Return the data exactly, with all pictures removed.

+++

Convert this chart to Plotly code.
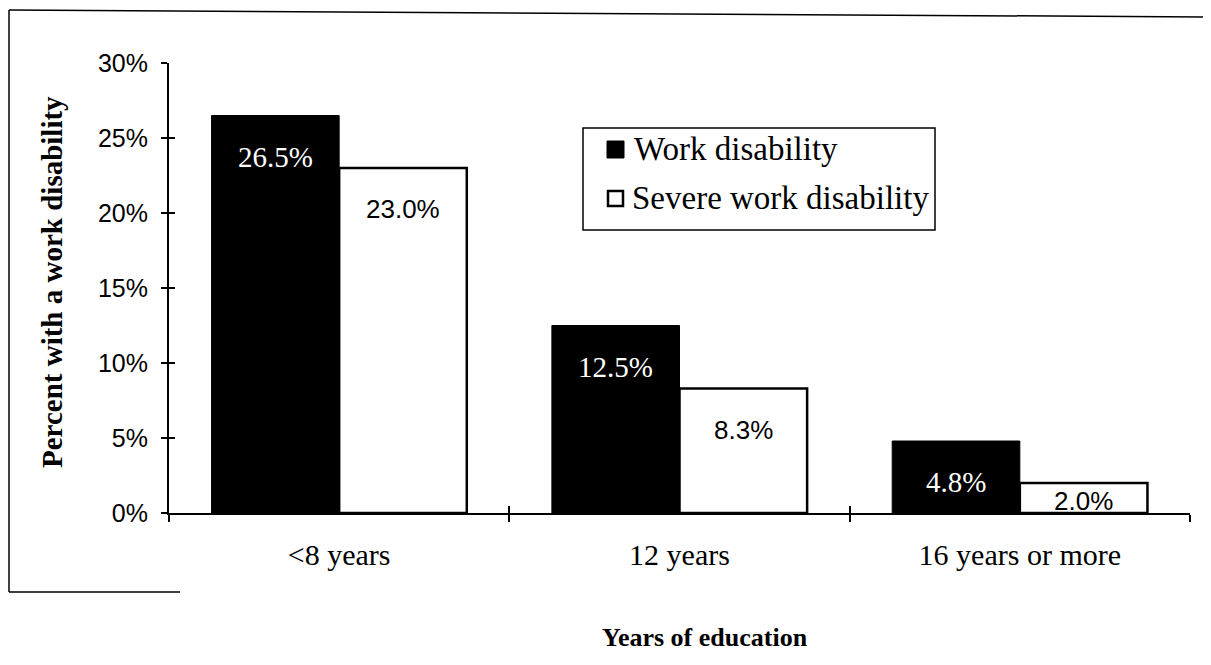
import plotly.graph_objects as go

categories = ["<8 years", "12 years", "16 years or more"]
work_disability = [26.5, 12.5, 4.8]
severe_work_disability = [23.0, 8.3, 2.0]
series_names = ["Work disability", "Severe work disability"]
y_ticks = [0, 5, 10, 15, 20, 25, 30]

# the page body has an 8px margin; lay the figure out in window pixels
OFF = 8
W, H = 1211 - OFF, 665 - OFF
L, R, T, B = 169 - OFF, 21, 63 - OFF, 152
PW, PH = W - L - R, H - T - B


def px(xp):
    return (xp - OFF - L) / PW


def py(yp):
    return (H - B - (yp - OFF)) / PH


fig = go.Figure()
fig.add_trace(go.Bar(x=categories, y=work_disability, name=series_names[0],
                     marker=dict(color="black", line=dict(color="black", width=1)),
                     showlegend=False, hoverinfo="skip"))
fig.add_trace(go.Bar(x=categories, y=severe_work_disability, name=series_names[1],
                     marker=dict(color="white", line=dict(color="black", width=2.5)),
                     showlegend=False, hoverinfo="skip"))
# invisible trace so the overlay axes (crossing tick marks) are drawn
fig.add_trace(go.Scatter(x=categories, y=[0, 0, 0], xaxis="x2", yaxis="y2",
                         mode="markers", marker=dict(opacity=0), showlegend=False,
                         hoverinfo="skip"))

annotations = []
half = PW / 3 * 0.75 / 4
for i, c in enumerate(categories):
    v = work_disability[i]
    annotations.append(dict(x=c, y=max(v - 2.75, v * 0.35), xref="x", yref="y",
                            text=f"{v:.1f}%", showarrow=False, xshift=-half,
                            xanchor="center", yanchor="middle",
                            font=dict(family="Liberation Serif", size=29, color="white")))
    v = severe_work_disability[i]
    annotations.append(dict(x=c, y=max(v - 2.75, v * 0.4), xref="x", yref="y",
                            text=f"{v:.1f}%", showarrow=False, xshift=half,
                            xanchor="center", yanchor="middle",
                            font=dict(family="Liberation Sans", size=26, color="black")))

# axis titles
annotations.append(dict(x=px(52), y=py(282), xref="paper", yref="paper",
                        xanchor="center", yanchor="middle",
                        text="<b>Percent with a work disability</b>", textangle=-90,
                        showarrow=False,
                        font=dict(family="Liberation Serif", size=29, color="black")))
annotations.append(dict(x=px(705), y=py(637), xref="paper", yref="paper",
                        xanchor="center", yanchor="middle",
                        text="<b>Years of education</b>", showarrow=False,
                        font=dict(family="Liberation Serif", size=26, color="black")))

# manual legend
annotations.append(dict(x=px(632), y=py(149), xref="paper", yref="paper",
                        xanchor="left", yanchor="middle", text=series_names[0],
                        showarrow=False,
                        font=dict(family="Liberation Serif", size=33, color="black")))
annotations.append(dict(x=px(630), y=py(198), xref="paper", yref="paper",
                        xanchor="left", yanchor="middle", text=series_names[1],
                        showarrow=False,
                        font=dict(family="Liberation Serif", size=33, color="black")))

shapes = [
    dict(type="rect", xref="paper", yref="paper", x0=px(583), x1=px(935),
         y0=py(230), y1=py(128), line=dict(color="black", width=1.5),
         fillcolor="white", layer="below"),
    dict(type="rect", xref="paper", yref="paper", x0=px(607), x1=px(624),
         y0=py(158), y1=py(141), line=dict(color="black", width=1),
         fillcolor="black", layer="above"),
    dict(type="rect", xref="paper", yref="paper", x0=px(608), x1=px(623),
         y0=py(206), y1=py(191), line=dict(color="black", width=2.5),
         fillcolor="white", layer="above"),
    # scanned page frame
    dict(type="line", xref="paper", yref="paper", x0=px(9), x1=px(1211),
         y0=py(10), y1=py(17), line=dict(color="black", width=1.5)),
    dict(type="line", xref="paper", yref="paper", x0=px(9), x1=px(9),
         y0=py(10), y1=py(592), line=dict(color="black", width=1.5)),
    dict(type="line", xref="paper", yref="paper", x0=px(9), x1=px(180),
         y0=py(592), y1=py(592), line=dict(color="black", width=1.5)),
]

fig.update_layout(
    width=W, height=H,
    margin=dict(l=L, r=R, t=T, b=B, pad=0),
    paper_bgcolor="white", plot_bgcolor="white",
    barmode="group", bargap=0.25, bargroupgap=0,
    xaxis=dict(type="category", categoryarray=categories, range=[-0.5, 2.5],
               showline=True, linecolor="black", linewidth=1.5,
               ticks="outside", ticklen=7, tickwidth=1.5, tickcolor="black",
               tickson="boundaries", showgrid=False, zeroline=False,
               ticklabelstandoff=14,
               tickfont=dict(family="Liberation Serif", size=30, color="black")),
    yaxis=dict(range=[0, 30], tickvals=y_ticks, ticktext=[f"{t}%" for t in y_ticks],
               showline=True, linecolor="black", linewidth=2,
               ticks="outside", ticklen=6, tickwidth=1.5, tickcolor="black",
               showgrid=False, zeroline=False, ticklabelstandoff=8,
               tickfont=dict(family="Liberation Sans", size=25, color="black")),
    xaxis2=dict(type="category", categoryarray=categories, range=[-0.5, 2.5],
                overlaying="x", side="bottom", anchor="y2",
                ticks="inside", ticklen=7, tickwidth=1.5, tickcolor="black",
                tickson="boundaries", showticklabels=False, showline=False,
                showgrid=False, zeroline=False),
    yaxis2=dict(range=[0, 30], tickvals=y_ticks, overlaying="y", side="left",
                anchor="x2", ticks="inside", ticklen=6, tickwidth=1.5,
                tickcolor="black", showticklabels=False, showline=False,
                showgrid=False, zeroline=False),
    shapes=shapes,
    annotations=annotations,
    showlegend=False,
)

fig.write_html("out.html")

+++

__RESULT__:
Convert this chart to Plotly code.
import plotly.graph_objects as go

categories = ["<8 years", "12 years", "16 years or more"]
work_disability = [26.5, 12.5, 4.8]
severe_work_disability = [23.0, 8.3, 2.0]
series_names = ["Work disability", "Severe work disability"]
y_ticks = [0, 5, 10, 15, 20, 25, 30]

# the page body has an 8px margin; lay the figure out in window pixels
OFF = 8
W, H = 1211 - OFF, 665 - OFF
L, R, T, B = 169 - OFF, 21, 63 - OFF, 152
PW, PH = W - L - R, H - T - B


def px(xp):
    return (xp - OFF - L) / PW


def py(yp):
    return (H - B - (yp - OFF)) / PH


fig = go.Figure()
fig.add_trace(go.Bar(x=categories, y=work_disability, name=series_names[0],
                     marker=dict(color="black", line=dict(color="black", width=1)),
                     showlegend=False, hoverinfo="skip"))
fig.add_trace(go.Bar(x=categories, y=severe_work_disability, name=series_names[1],
                     marker=dict(color="white", line=dict(color="black", width=2.5)),
                     showlegend=False, hoverinfo="skip"))
# invisible trace so the overlay axes (crossing tick marks) are drawn
fig.add_trace(go.Scatter(x=categories, y=[0, 0, 0], xaxis="x2", yaxis="y2",
                         mode="markers", marker=dict(opacity=0), showlegend=False,
                         hoverinfo="skip"))

annotations = []
half = PW / 3 * 0.75 / 4
for i, c in enumerate(categories):
    v = work_disability[i]
    annotations.append(dict(x=c, y=max(v - 2.75, v * 0.35), xref="x", yref="y",
                            text=f"{v:.1f}%", showarrow=False, xshift=-half,
                            xanchor="center", yanchor="middle",
                            font=dict(family="Liberation Serif", size=29, color="white")))
    v = severe_work_disability[i]
    annotations.append(dict(x=c, y=max(v - 2.75, v * 0.4), xref="x", yref="y",
                            text=f"{v:.1f}%", showarrow=False, xshift=half,
                            xanchor="center", yanchor="middle",
                            font=dict(family="Liberation Sans", size=26, color="black")))

# axis titles
annotations.append(dict(x=px(52), y=py(282), xref="paper", yref="paper",
                        xanchor="center", yanchor="middle",
                        text="<b>Percent with a work disability</b>", textangle=-90,
                        showarrow=False,
                        font=dict(family="Liberation Serif", size=29, color="black")))
annotations.append(dict(x=px(705), y=py(637), xref="paper", yref="paper",
                        xanchor="center", yanchor="middle",
                        text="<b>Years of education</b>", showarrow=False,
                        font=dict(family="Liberation Serif", size=26, color="black")))

# manual legend
annotations.append(dict(x=px(632), y=py(149), xref="paper", yref="paper",
                        xanchor="left", yanchor="middle", text=series_names[0],
                        showarrow=False,
                        font=dict(family="Liberation Serif", size=33, color="black")))
annotations.append(dict(x=px(630), y=py(198), xref="paper", yref="paper",
                        xanchor="left", yanchor="middle", text=series_names[1],
                        showarrow=False,
                        font=dict(family="Liberation Serif", size=33, color="black")))

shapes = [
    dict(type="rect", xref="paper", yref="paper", x0=px(583), x1=px(935),
         y0=py(230), y1=py(128), line=dict(color="black", width=1.5),
         fillcolor="white", layer="below"),
    dict(type="rect", xref="paper", yref="paper", x0=px(607), x1=px(624),
         y0=py(158), y1=py(141), line=dict(color="black", width=1),
         fillcolor="black", layer="above"),
    dict(type="rect", xref="paper", yref="paper", x0=px(608), x1=px(623),
         y0=py(206), y1=py(191), line=dict(color="black", width=2.5),
         fillcolor="white", layer="above"),
    # scanned page frame
    dict(type="line", xref="paper", yref="paper", x0=px(9), x1=px(1211),
         y0=py(10), y1=py(17), line=dict(color="black", width=1.5)),
    dict(type="line", xref="paper", yref="paper", x0=px(9), x1=px(9),
         y0=py(10), y1=py(592), line=dict(color="black", width=1.5)),
    dict(type="line", xref="paper", yref="paper", x0=px(9), x1=px(180),
         y0=py(592), y1=py(592), line=dict(color="black", width=1.5)),
]

fig.update_layout(
    width=W, height=H,
    margin=dict(l=L, r=R, t=T, b=B, pad=0),
    paper_bgcolor="white", plot_bgcolor="white",
    barmode="group", bargap=0.25, bargroupgap=0,
    xaxis=dict(type="category", categoryarray=categories, range=[-0.5, 2.5],
               showline=True, linecolor="black", linewidth=1.5,
               ticks="outside", ticklen=7, tickwidth=1.5, tickcolor="black",
               tickson="boundaries", showgrid=False, zeroline=False,
               ticklabelstandoff=14,
               tickfont=dict(family="Liberation Serif", size=30, color="black")),
    yaxis=dict(range=[0, 30], tickvals=y_ticks, ticktext=[f"{t}%" for t in y_ticks],
               showline=True, linecolor="black", linewidth=2,
               ticks="outside", ticklen=6, tickwidth=1.5, tickcolor="black",
               showgrid=False, zeroline=False, ticklabelstandoff=8,
               tickfont=dict(family="Liberation Sans", size=25, color="black")),
    xaxis2=dict(type="category", categoryarray=categories, range=[-0.5, 2.5],
                overlaying="x", side="bottom", anchor="y2",
                ticks="inside", ticklen=7, tickwidth=1.5, tickcolor="black",
                tickson="boundaries", showticklabels=False, showline=False,
                showgrid=False, zeroline=False),
    yaxis2=dict(range=[0, 30], tickvals=y_ticks, overlaying="y", side="left",
                anchor="x2", ticks="inside", ticklen=6, tickwidth=1.5,
                tickcolor="black", showticklabels=False, showline=False,
                showgrid=False, zeroline=False),
    shapes=shapes,
    annotations=annotations,
    showlegend=False,
)

fig.write_html("out.html")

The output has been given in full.